Ballots happen to be secret, unless the voter represents some constituency. So, US Congress elections are secret, but congresspeople’s voting records are open. One reason is to avoid untruthful voting. Telling everyone about your choice makes the choice dependent on other opinions, and the election results deviate from the optimal ones.
Secrecy sets the voter free to vote how she thinks is best for her. For example, social ratings are biased in favor of the top ratings because the voter prefers to keep her friends happy by not downvoting their content. That not necessarily distorts the ranking of content, which matters, but does change average ratings.
The alternative is the troll theory. Secret voting hurts responsibility because no one will find out what the voter did in the voting booth. Let’s check.

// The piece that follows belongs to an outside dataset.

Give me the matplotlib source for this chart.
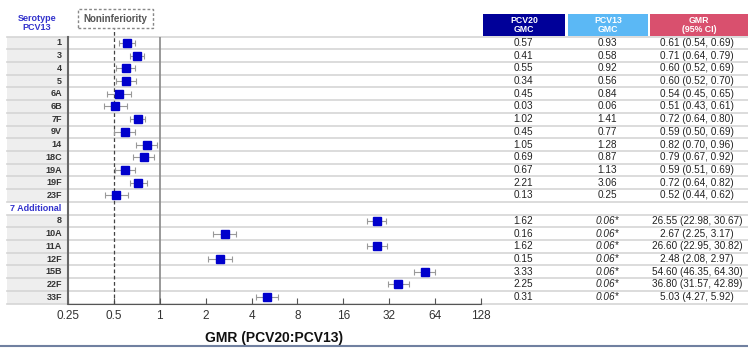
import numpy as np
import matplotlib
matplotlib.use("Agg")
from matplotlib import pyplot as plt
from matplotlib.transforms import blended_transform_factory
from matplotlib.patches import Rectangle

plt.rcParams['font.family'] = ['Liberation Sans', 'DejaVu Sans']

# data
sero13 = ['1', '3', '4', '5', '6A', '6B', '7F', '9V', '14', '18C', '19A', '19F', '23F']
sero7 = ['8', '10A', '11A', '12F', '15B', '22F', '33F']
pcv20_13 = [0.57, 0.41, 0.55, 0.34, 0.45, 0.03, 1.02, 0.45, 1.05, 0.69, 0.67, 2.21, 0.13]
pcv13_13 = [0.93, 0.58, 0.92, 0.56, 0.84, 0.06, 1.41, 0.77, 1.28, 0.87, 1.13, 3.06, 0.25]
gmr_13 = [0.61, 0.71, 0.60, 0.60, 0.54, 0.51, 0.72, 0.59, 0.82, 0.79, 0.59, 0.72, 0.52]
lo_13 = [0.54, 0.64, 0.52, 0.52, 0.45, 0.43, 0.64, 0.50, 0.70, 0.67, 0.51, 0.64, 0.44]
hi_13 = [0.69, 0.79, 0.69, 0.70, 0.65, 0.61, 0.80, 0.69, 0.96, 0.92, 0.69, 0.82, 0.62]
pcv20_7 = [1.62, 0.16, 1.62, 0.15, 3.33, 2.25, 0.31]
pcv13_7 = [0.06] * 7   # imputed values, shown with *
gmr_7 = [26.55, 2.67, 26.60, 2.48, 54.60, 36.80, 5.03]
lo_7 = [22.98, 2.25, 22.95, 2.08, 46.35, 31.57, 4.27]
hi_7 = [30.67, 3.17, 30.82, 2.97, 64.30, 42.89, 5.92]
xticks = [0.25, 0.5, 1, 2, 4, 8, 16, 32, 64, 128]

W, H = 748, 349
fig = plt.figure(figsize=(W / 100, H / 100), dpi=100)
ax = fig.add_axes([68 / W, 1 - 303.5 / H, (481 - 68) / W, (303.5 - 36.5) / H])

nrows = len(sero13) + 1 + len(sero7)
rows13 = np.arange(len(sero13))
rows7 = np.arange(len(sero7)) + len(sero13) + 1

ax.set_xscale('log', base=2)
ax.set_xlim(0.25, 128)
ax.set_ylim(nrows - 0.5, -0.5)

blue = '#0000cc'
for rows, g, lo, hi in [(rows13, gmr_13, lo_13, hi_13), (rows7, gmr_7, lo_7, hi_7)]:
    g = np.array(g); lo = np.array(lo); hi = np.array(hi)
    ax.errorbar(g, rows, xerr=[g - lo, hi - g], fmt='none', ecolor='#999999',
                elinewidth=0.8, capsize=2, capthick=0.8, zorder=3)
    ax.plot(g, rows, 's', color=blue, ms=5.6, zorder=4)

ax.axvline(1, color='#888888', lw=1.2, zorder=1)
ax.plot([0.5, 0.5], [nrows - 0.5, -1.15], color='#444444', lw=0.9,
        ls=(0, (3, 2)), clip_on=False, zorder=2)

ax.set_xticks(xticks)
ax.set_xticklabels([str(t) for t in xticks], fontsize=8.5, color='#333333')
ax.minorticks_off()
ax.set_yticks([])
ax.tick_params(axis='x', direction='in', length=4, color='#555555', pad=5)
for s in ['top', 'right']:
    ax.spines[s].set_visible(False)
ax.spines['left'].set_color('#666666')
ax.spines['left'].set_linewidth(1.5)
ax.spines['bottom'].set_color('#555555')
fig.text(274 / W, 1 - 338 / H, 'GMR (PCV20:PCV13)', ha='center', va='center',
         fontsize=10, fontweight='bold', color='#111111')

tr = blended_transform_factory(fig.transFigure, ax.transData)

# label column background
for r in list(rows13) + list(rows7):
    ax.add_patch(Rectangle((7 / W, r - 0.5), (67 - 7) / W, 1, transform=tr,
                           facecolor='#eeeeee', edgecolor='none', clip_on=False, zorder=0))

# row lines
for b in np.arange(nrows + 1) - 0.5:
    ax.plot([7 / W, 1], [b, b], transform=tr, color='#d5d5d5', lw=1.2,
            clip_on=False, zorder=0.5)

x20, x13, xg = 523 / W, 607 / W, 697 / W
tfs = 7.2
for i, r in enumerate(rows13):
    ax.text(62 / W, r, sero13[i], transform=tr, ha='right', va='center',
            fontsize=6.5, fontweight='bold', color='#333333')
    ax.text(x20, r, f'{pcv20_13[i]:.2f}', transform=tr, ha='center', va='center', fontsize=tfs, color='#222222')
    ax.text(x13, r, f'{pcv13_13[i]:.2f}', transform=tr, ha='center', va='center', fontsize=tfs, color='#222222')
    ax.text(xg, r, f'{gmr_13[i]:.2f} ({lo_13[i]:.2f}, {hi_13[i]:.2f})', transform=tr,
            ha='center', va='center', fontsize=tfs, color='#222222')
ax.text(10 / W, len(sero13), '7 Additional', transform=tr, ha='left', va='center',
        fontsize=6.5, fontweight='bold', color='#3333cc')
for i, r in enumerate(rows7):
    ax.text(62 / W, r, sero7[i], transform=tr, ha='right', va='center',
            fontsize=6.5, fontweight='bold', color='#333333')
    ax.text(x20, r, f'{pcv20_7[i]:.2f}', transform=tr, ha='center', va='center', fontsize=tfs, color='#222222')
    ax.text(x13, r, f'{pcv13_7[i]:.2f}*', transform=tr, ha='center', va='center', fontsize=tfs,
            style='italic', color='#222222')
    ax.text(xg, r, f'{gmr_7[i]:.2f} ({lo_7[i]:.2f}, {hi_7[i]:.2f})', transform=tr,
            ha='center', va='center', fontsize=tfs, color='#222222')

# headers
fig.text(37 / W, 1 - 23 / H, 'Serotype\nPCV13', ha='center', va='center', fontsize=6.5,
         fontweight='bold', color='#3333cc', linespacing=1.0)
headers = [(483, 565, '#000099', 'PCV20\nGMC'), (568, 648, '#5bb8f5', 'PCV13\nGMC'),
           (650, 748, '#d9506e', 'GMR\n(95% CI)')]
for x0, x1, c, t in headers:
    fig.patches.append(Rectangle((x0 / W, 1 - 36 / H), (x1 - x0) / W, 22 / H,
                                 transform=fig.transFigure, facecolor=c, edgecolor='none'))
    fig.text((x0 + x1) / 2 / W, 1 - 25 / H, t, ha='center', va='center', fontsize=6.3,
             fontweight='bold', color='white', linespacing=1.05)

# noninferiority box
fig.patches.append(Rectangle((78 / W, 1 - 28 / H), 75 / W, 19 / H, transform=fig.transFigure,
                             facecolor='white', edgecolor='#888888', lw=1, ls=(0, (2, 1.5))))
fig.text(115.5 / W, 1 - 18.5 / H, 'Noninferiority', ha='center', va='center', fontsize=7,
         fontweight='bold', color='#555555')

# bottom rule
fig.lines.append(plt.Line2D([0, 1], [1 - 346 / H, 1 - 346 / H], transform=fig.transFigure,
                            color='#7080a0', lw=1.5))

fig.savefig('out.png', dpi=100)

This is Wikipedia’s article feedback voting:
I used a sample of 12 million votes from a one-year dump (thanks to Matthias Mullie from the Wikimedia Foundation for pointing at this file). Here, zero means no vote at all, and anonymous voters tend to leave more gaps behind.
Registered users serve as a control group for anonymous (secret) voting. They are more responsible, because registration is time consuming and indicates deeper involvement in the community. Casted votes:
Compared to YouTube, the scale is more informative in general: voters use a larger fraction of mid-range ratings. Anonymous visitors set the lowest rating more frequently, but the difference is small.